Definition The two planes
The control plane is the "thinking room": routing protocols run here and build the rich routing table . The data plane is the "doing room": it holds the lean forwarding table and moves every packet at full speed. See Control Plane vs Data Plane for the deep dive.
Why the topic needs it: The parent's whole "two books" idea is this split. The routing table lives in the control plane; the forwarding table (FIB) lives in the data plane.
IPv4 address: 32 bits, dotted decimal
Network part vs host part
Subnet mask M: L ones then zeros
Bitwise AND erases host bits
Match test: D and M equals P and M
Forwarding decision: pick exit door
Control plane vs data plane
Each arrow means "you must own the top box before the bottom box makes sense." Follow it and you arrive exactly at the parent note's forwarding decision.
Test yourself — you should be able to answer each without peeking.
What is a bit and what two values can it hold? The smallest unit of information; it holds either 0 or 1.
How many bits are in a byte, and what range of numbers can one byte show? 8 bits; values 0 through 255 (that is 2 8 = 256 patterns).
How many bits make an IPv4 address, and how do we write it for humans? 32 bits, written as four bytes in dotted-decimal like 10.20.30.40.
What does the prefix length L in P/L count? The number of leading bits that belong to the network part.
What shape does a subnet mask M have for a given L ? L ones followed by 32 − L zeros.
What does bitwise AND with a 0 do to a bit? With a 1? AND with 0 forces the bit to 0 (erases it); AND with 1 keeps the bit unchanged.

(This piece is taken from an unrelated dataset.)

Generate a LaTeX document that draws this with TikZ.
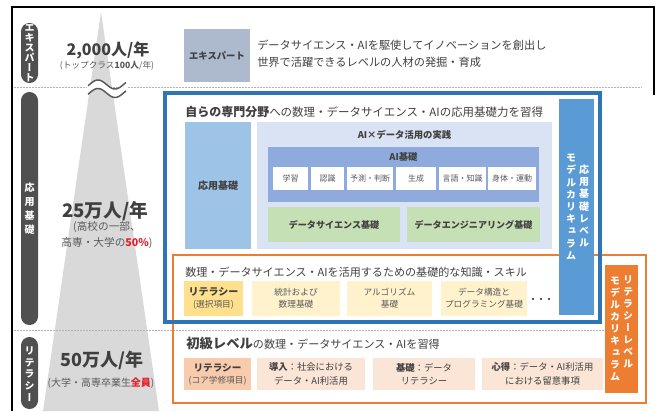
\documentclass[tikz,border=0pt]{standalone}
\usepackage{fontspec}
\setmainfont{Noto Sans CJK JP}
\newfontfamily\tatefont[RawFeature=+vert]{Noto Sans CJK JP}
\definecolor{pillgray}{RGB}{80,80,80}
\definecolor{conegray}{RGB}{217,217,217}
\definecolor{txtdark}{RGB}{64,64,64}
\definecolor{txtgray}{RGB}{89,89,89}
\definecolor{expertblue}{RGB}{173,185,205}
\definecolor{frameblue}{RGB}{46,117,182}
\definecolor{barblue}{RGB}{91,155,213}
\definecolor{ouyoublue}{RGB}{157,195,230}
\definecolor{jissenblue}{RGB}{218,227,243}
\definecolor{aiblue}{RGB}{143,170,220}
\definecolor{kisogreen}{RGB}{197,224,180}
\definecolor{litorange}{RGB}{237,125,49}
\definecolor{selyellow}{RGB}{255,224,140}
\definecolor{paleyellow}{RGB}{255,242,204}
\definecolor{corepeach}{RGB}{248,203,173}
\definecolor{palepeach}{RGB}{251,229,214}
\definecolor{hotred}{RGB}{230,30,40}
\begin{document}
\begin{tikzpicture}[x=0.75pt,y=-0.75pt,
		every node/.style={inner sep=0pt,text=txtdark},
		tate/.style={align=center,text=white,font=\tatefont\bfseries\fontsize{7.5}{#1}\selectfont},
		boxlabel/.style={align=center,font=\fontsize{6.5}{9}\selectfont},
		celllabel/.style={font=\fontsize{6}{7}\selectfont,text=txtgray},
		heading/.style={anchor=west,font=\fontsize{8.3}{10}\selectfont}]
		\useasboundingbox (0,0) rectangle (657,411);

		\fill[conegray] (101,12) -- (159,411) -- (43,411) -- cycle;
		\draw[line width=1.2pt] (12,411) -- (12,7) -- (654,7) -- (654,95);
		\draw[gray!60,line width=0.6pt,dash pattern=on 1.5pt off 0.75pt] (14,87) -- (642,87);
		\draw[gray!60,line width=0.6pt,dash pattern=on 1.5pt off 0.75pt] (14,330) -- (604,330);
		\fill[white] plot[domain=87:127,samples=40] (\x,{84.5-4.5*sin(360*(\x-89.5)/34)}) -- plot[domain=127:87,samples=40] (\x,{93-4.5*sin(360*(\x-89.5)/34)}) -- cycle;
		\foreach \y in {84.5,93} { \draw[txtgray,line width=1.1pt] plot[domain=88:126,samples=40] (\x,{\y-4.5*sin(360*(\x-89.5)/34)});}

		\foreach \a / \b in {23/83,92/325,337/409} { \fill[pillgray,rounded corners=6.3pt] (21,\a) rectangle (38,\b);}
		\node[tate=7.5pt] (pillexp) at (29.5,53) {エ\\キ\\ス\\パ\\ー\\ト};
		\node[tate=10.5pt] (pillapp) at (29.5,208.5) {応\\用\\基\\礎};
		\node[tate=8.7pt] (pilllit) at (29.5,374) {リ\\テ\\ラ\\シ\\ー};

		\node[font=\fontsize{12}{14}\selectfont\bfseries] (expnum) at (108,50) {2,000人/年};
		\node[font=\fontsize{6.5}{8}\selectfont,text=txtgray] (expsub) at (107,66) {(トップクラス\textbf{100人}/年)};
		\node[font=\fontsize{14}{16}\selectfont\bfseries] (appnum) at (105,211) {25万人/年};
		\node[align=center,font=\fontsize{8}{12}\selectfont,text=txtgray] (appsub) at (107,235) {(高校の一部、\\高専・大学の\textcolor{hotred}{\textbf{50\%}})};
		\node[font=\fontsize{13.5}{16}\selectfont\bfseries] (litnum) at (102,360) {50万人/年};
		\node[font=\fontsize{7.5}{9}\selectfont,text=txtgray] (litsub) at (101,383) {(大学・高専卒業生\textcolor{hotred}{\textbf{全員}})};

		\fill[expertblue] (184,29) rectangle (250,82);
		\node[font=\fontsize{7}{8}\selectfont\bfseries] (expbox) at (217,55.5) {エキスパート};
		\node[anchor=west,align=left,font=\fontsize{8.4}{12.75}\selectfont] (exptext) at (257,54) {データサイエンス・AIを駆使してイノベーションを創出し\\世界で活躍できるレベルの人材の発掘・育成};

%	literacy level
		\draw[litorange,line width=1.9pt] (173,255) rectangle (646,403);
		\node[heading] (lithead) at (186,343) {{\fontsize{10}{12}\selectfont\bfseries 初級レベル}の数理・データサイエンス・AIを習得};
		\fill[corepeach] (184,358) rectangle (251,390);
		\node[boxlabel] (litcore) at (217.5,374) {{\fontsize{7.2}{9}\selectfont\bfseries リテラシー}\\{\color{txtgray}(コア学修項目)}};
		\foreach \a / \b / \t in {257/365/{\textbf{導入}：社会における\\データ・AI利活用},373/475/{\textbf{基礎}：データ\\リテラシー},482/603/{\textbf{心得}：データ・AI利活用\\における留意事項}} { \fill[palepeach] (\a,358) rectangle (\b,390); \node[boxlabel,font=\fontsize{7}{10}\selectfont] (lit\a) at ({(\a+\b)/2},374) {\t};}

		\node[heading] (orhead) at (185,272) {数理・データサイエンス・AIを活用するための基礎的な知識・スキル};
		\fill[selyellow] (184,281) rectangle (243,316);
		\node[boxlabel] (orlit) at (213.5,298.5) {{\fontsize{7.5}{9}\selectfont\bfseries リテラシー}\\{\color{txtgray}(選択項目)}};
		\foreach \a / \b / \t in {252/340/{統計および\\数理基礎},347/432/{アルゴリズム\\基礎},441/527/{データ構造と\\プログラミング基礎}} { \fill[paleyellow] (\a,281) rectangle (\b,316); \node[boxlabel,text=txtgray] (opt\a) at ({(\a+\b)/2},298.5) {\t};}
		\node[font=\fontsize{6}{7}\selectfont\bfseries] (ordots) at (541,300) {・・・};

%	applied basics level
		\node[heading] (bluehead) at (185,112) {{\fontsize{9}{11}\selectfont\bfseries 自らの専門分野}{\fontsize{8.6}{10}\selectfont への数理・データサイエンス・AIの応用基礎力を習得}};
		\fill[ouyoublue] (185,122) rectangle (251,249);
		\node[font=\fontsize{7.5}{9}\selectfont\bfseries] (ouyou) at (218,185.5) {応用基礎};
		\fill[jissenblue] (257,122) rectangle (552,249);
		\node[font=\fontsize{7}{8}\selectfont\bfseries] (jissen) at (404.5,135) {AI×データ活用の実践};
		\fill[aiblue] (268,147) rectangle (539,202);
		\node[font=\fontsize{7}{8}\selectfont\bfseries] (aikiso) at (403.5,157) {AI基礎};
		\foreach \a / \b / \t in {273/308/学習,311/344/認識,347/393/予測・判断,396/436/生成,439/486/言語・知識,488/536/身体・運動} { \fill[white] (\a,167) rectangle (\b,190); \node[celllabel] (ai\a) at ({(\a+\b)/2},178.5) {\t};}
		\foreach \a / \b / \t in {268/400/データサイエンス基礎,407/540/データエンジニアリング基礎} { \fill[kisogreen] (\a,207) rectangle (\b,242); \node[font=\fontsize{6.8}{8}\selectfont\bfseries] (ds\a) at ({(\a+\b)/2},224.5) {\t};}

		\fill[barblue] (559,99) rectangle (594,315);
		\node[tate=9.15pt] (barapp) at (584,206) {応\\用\\基\\礎\\レ\\ベ\\ル};
		\node[tate=9.15pt] (barappmc) at (571,207) {モ\\デ\\ル\\カ\\リ\\キ\\ュ\\ラ\\ム};
		\draw[frameblue,line width=2.6pt] (165,93) rectangle (600,322);

		\fill[litorange] (605,265) rectangle (638,393);
		\node[tate=9pt] (barlit) at (628,321.5) {リ\\テ\\ラ\\シ\\ー\\レ\\ベ\\ル};
		\node[tate=9pt] (barlitmc) at (615,329) {モ\\デ\\ル\\カ\\リ\\キ\\ュ\\ラ\\ム};
	\end{tikzpicture}
\end{document}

Why do we AND the address with the mask instead of adding? AND keeps network bits and cleanly erases host bits; addition would carry and corrupt the bits.
State the match condition for address D against prefix P / L . ( D ∧ M ) = ( P ∧ M ) , where M is the mask built from L .
Does a larger prefix length mean a bigger or smaller network? Smaller — more network bits means fewer host bits.
Which plane holds the forwarding table? The data plane (the fast "doing" room).